Look at you options.

They have done you a favour.

mamamam · 14/10/2008 14:54

This really reminded me of my situation in architecture - I felt all washed up last year before birth of No 3. Anyway I started a home business completely away from my field, but its amazing. I'm now so positive and happy to be working building something for me and my future. Its going great and expanding when everything else is heading into recession. Its really flexible, its fun and social, and to cap it all, its really well paid. The same opportunity is there for you. If you think you may be interested send me an email and we can arrange to talk. If you're not interested, just know there will be a light at the end of the tunnel.

TantieTowie · 14/10/2008 16:02

I'd definitely advocate a move into working for yourself in some way that doesn't involve office-based work. I've been freelance for three years now as a business writer and journalist (was on staff at a paper before) and I have to say the more I do it the less I'd want to go back to the world of employment.
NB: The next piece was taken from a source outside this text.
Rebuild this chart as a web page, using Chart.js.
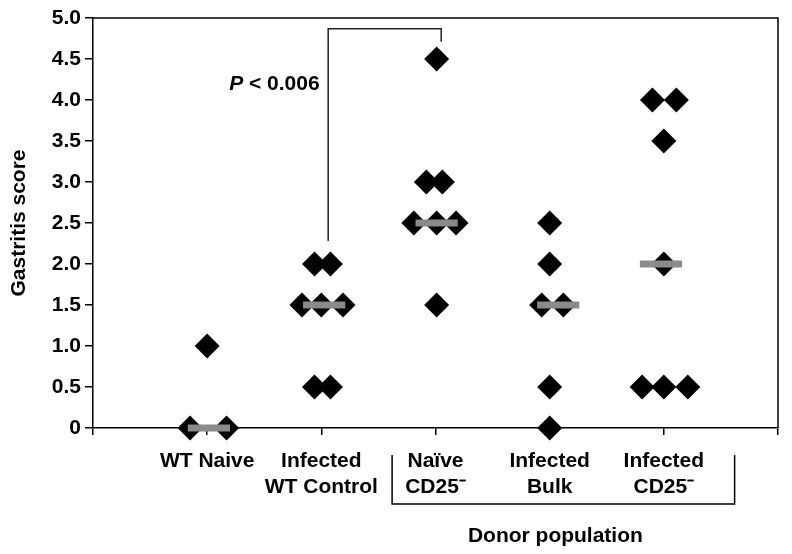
<!DOCTYPE html>
<html>
<head>
<meta charset="utf-8">
<script src="https://cdn.jsdelivr.net/npm/chart.js@4.4.1/dist/chart.umd.min.js"></script>
<style>
  html, body { margin: 0; padding: 0; background: #ffffff; }
  #c { display: block; }
</style>
</head>
<body>
<canvas id="c" width="792" height="554"></canvas>
<script>
// ---- data ----
const categories = ['WT Naive', ['Infected', 'WT Control'], ['Naïve', 'CD25⁻'], ['Infected', 'Bulk'], ['Infected', 'CD25⁻']];
const yTickLabels = ['0', '0.5', '1.0', '1.5', '2.0', '2.5', '3.0', '3.5', '4.0', '4.5', '5.0'];
const scoresWTNaive      = [0, 0, 1.0];
const scoresInfectedWT   = [2.0, 2.0, 1.5, 1.5, 1.5, 0.5, 0.5];
const scoresNaiveCD25    = [4.5, 3.0, 3.0, 2.5, 2.5, 2.5, 1.5];
const scoresInfectedBulk = [2.5, 2.0, 1.5, 1.5, 0.5, 0];
const scoresInfectedCD25 = [4.0, 4.0, 3.5, 2.0, 0.5, 0.5, 0.5];
const medians = [0, 1.5, 2.5, 1.5, 2.0];
// horizontal jitter of each point within its category (category units)
const jitterWTNaive      = [-0.15, 0.17, 0];
const jitterInfectedWT   = [-0.06, 0.08, -0.17, 0, 0.19, -0.06, 0.08];
const jitterNaiveCD25    = [0.01, -0.08, 0.06, -0.19, 0.01, 0.18, 0.01];
const jitterInfectedBulk = [0, 0, -0.07, 0.12, 0, 0];
const jitterInfectedCD25 = [-0.1, 0.11, 0, 0, -0.19, 0, 0.21];
const medianShift = [0.015, 0.025, 0.01, 0.075, -0.025];
const pText = ['P', ' < 0.006'];
const xTitle = 'Donor population';
const yTitle = 'Gastritis score';

const groups = [
  [scoresWTNaive, jitterWTNaive],
  [scoresInfectedWT, jitterInfectedWT],
  [scoresNaiveCD25, jitterNaiveCD25],
  [scoresInfectedBulk, jitterInfectedBulk],
  [scoresInfectedCD25, jitterInfectedCD25]
];

const FONT = '"Liberation Sans", Arial, Helvetica, sans-serif';
const FS = 21;
const pts = [];
groups.forEach((g, gi) => {
  g[0].forEach((v, i) => pts.push({ x: gi + 1 + g[1][i], y: v }));
});

const medianHalf = 0.185;
const medianSets = medians.map((m, i) => ({
  type: 'line',
  data: [{ x: i + 1 + medianShift[i] - medianHalf, y: m }, { x: i + 1 + medianShift[i] + medianHalf, y: m }],
  borderColor: '#8a8a8a',
  borderWidth: 7,
  borderCapStyle: 'butt',
  pointRadius: 0,
  fill: false,
  order: 0,
  clip: false
}));

const decor = {
  id: 'decor',
  afterDraw(chart) {
    const { ctx, chartArea: a, scales: { x, y } } = chart;
    ctx.save();
    // top & right frame
    ctx.strokeStyle = '#000';
    ctx.lineWidth = 1.5;
    ctx.beginPath();
    ctx.moveTo(a.left, a.top);
    ctx.lineTo(a.right, a.top);
    ctx.lineTo(a.right, a.bottom);
    ctx.stroke();
    // significance bracket
    ctx.strokeStyle = '#222';
    ctx.lineWidth = 1.5;
    ctx.beginPath();
    ctx.moveTo(x.getPixelForValue(2.06), y.getPixelForValue(2.28));
    ctx.lineTo(x.getPixelForValue(2.06), y.getPixelForValue(4.87));
    ctx.lineTo(x.getPixelForValue(3.05), y.getPixelForValue(4.87));
    ctx.lineTo(x.getPixelForValue(3.05), y.getPixelForValue(4.71));
    ctx.stroke();
    // P text
    ctx.fillStyle = '#000';
    ctx.textBaseline = 'middle';
    ctx.textAlign = 'left';
    const px = x.getPixelForValue(1.985);
    const py = y.getPixelForValue(4.195);
    ctx.font = 'bold ' + FS + 'px ' + FONT;
    const w2 = ctx.measureText(pText[1]).width;
    ctx.font = 'italic bold ' + FS + 'px ' + FONT;
    const w1 = ctx.measureText(pText[0]).width;
    ctx.fillText(pText[0], px - w1 - w2, py);
    ctx.font = 'bold ' + FS + 'px ' + FONT;
    ctx.fillText(pText[1], px - w2, py);
    // donor bracket
    ctx.strokeStyle = '#000';
    ctx.lineWidth = 1.5;
    ctx.beginPath();
    ctx.moveTo(x.getPixelForValue(2.62), a.bottom + 27);
    ctx.lineTo(x.getPixelForValue(2.62), a.bottom + 76);
    ctx.lineTo(x.getPixelForValue(5.62), a.bottom + 76);
    ctx.lineTo(x.getPixelForValue(5.62), a.bottom + 27);
    ctx.stroke();
    // x title
    ctx.textAlign = 'center';
    ctx.font = 'bold ' + FS + 'px ' + FONT;
    ctx.fillText(xTitle, x.getPixelForValue(4.05), a.bottom + 108);
    ctx.restore();
  }
};

new Chart(document.getElementById('c'), {
  type: 'scatter',
  data: {
    datasets: [
      ...medianSets,
      {
        type: 'scatter',
        data: pts,
        pointStyle: 'rectRot',
        pointRadius: 12.5,
        pointHoverRadius: 12.5,
        backgroundColor: '#000',
        borderColor: '#000',
        borderWidth: 0,
        order: 1,
        clip: false
      }
    ]
  },
  options: {
    responsive: false,
    animation: false,
    devicePixelRatio: 1,
    layout: { padding: { top: 18, right: 13, left: 0, bottom: 0 } },
    plugins: { legend: { display: false }, tooltip: { enabled: false } },
    scales: {
      x: {
        type: 'linear',
        min: 0,
        max: 6,
        afterBuildTicks(s) { s.ticks = [0, 1, 2, 3, 4, 5, 6].map(v => ({ value: v })); },
        afterFit(s) { s.height = 126; },
        ticks: {
          autoSkip: false,
          maxRotation: 0,
          padding: 14,
          color: '#000',
          font: { family: FONT, size: FS, weight: 'bold', lineHeight: 1.2 },
          callback(v) { return (v >= 1 && v <= 5) ? categories[v - 1] : ''; }
        },
        grid: { drawOnChartArea: false, drawTicks: true, tickLength: 7, color: '#000', lineWidth: 1.5 },
        border: { display: true, color: '#000', width: 1.5 }
      },
      y: {
        min: 0,
        max: 5,
        afterBuildTicks(s) { s.ticks = yTickLabels.map((t, i) => ({ value: i * 0.5 })); },
        afterFit(s) { s.width = 93; },
        ticks: {
          padding: 4,
          color: '#000',
          font: { family: FONT, size: FS, weight: 'bold' },
          callback(v) { return yTickLabels[Math.round(v * 2)]; }
        },
        title: {
          display: true,
          text: yTitle,
          color: '#000',
          font: { family: FONT, size: FS, weight: 'bold' },
          padding: { top: 7, bottom: 0 }
        },
        grid: { drawOnChartArea: false, drawTicks: true, tickLength: 8, color: '#000', lineWidth: 1.5 },
        border: { display: true, color: '#000', width: 1.5 }
      }
    }
  },
  plugins: [decor]
});
</script>
</body>
</html>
Working this way has its own frustrations but they are more than compensated for by the flexibility. It is such a more efficient use of my time and abilities - as long as I'm organised I can do whatever child-related stuff I need to, almost whenever I need to while enjoying the fact that when I work evenings and weekends I'm being paid for it.
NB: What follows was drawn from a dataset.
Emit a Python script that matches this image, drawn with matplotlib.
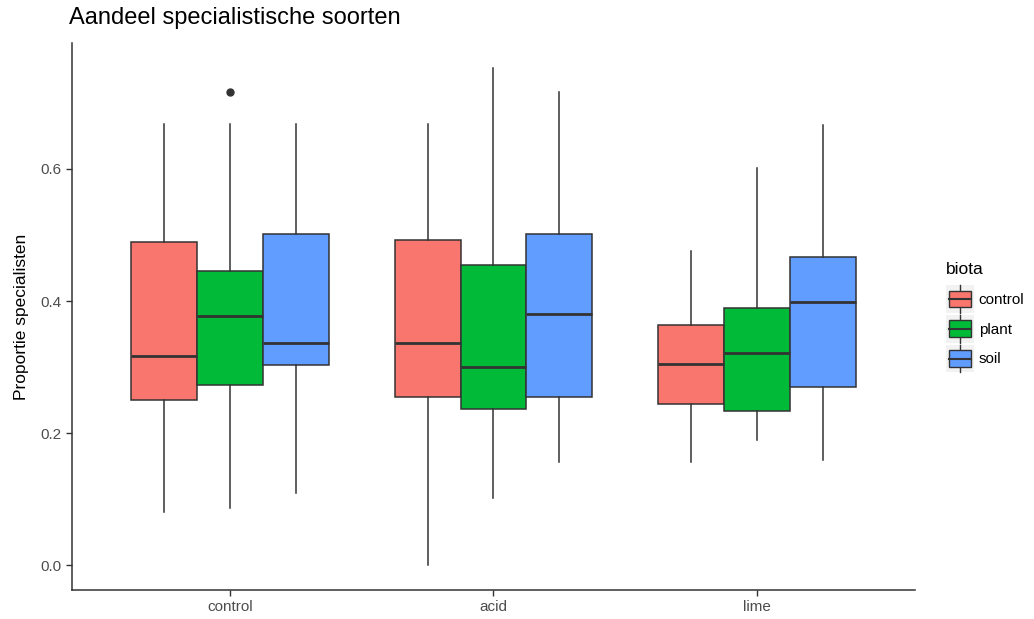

I'd probably have trouble getting into the world of employment again- but I don't think that's a direction I'll want to go in again anyhow. Certainly not till after the primary school years and DS is only 21 months old now, so that's a while.

But I really do remember vividly that it is so hard to get out of the mindset of needing to have an office-based job. In my case it helped that DH is also a freelancer and I could see it worked for him.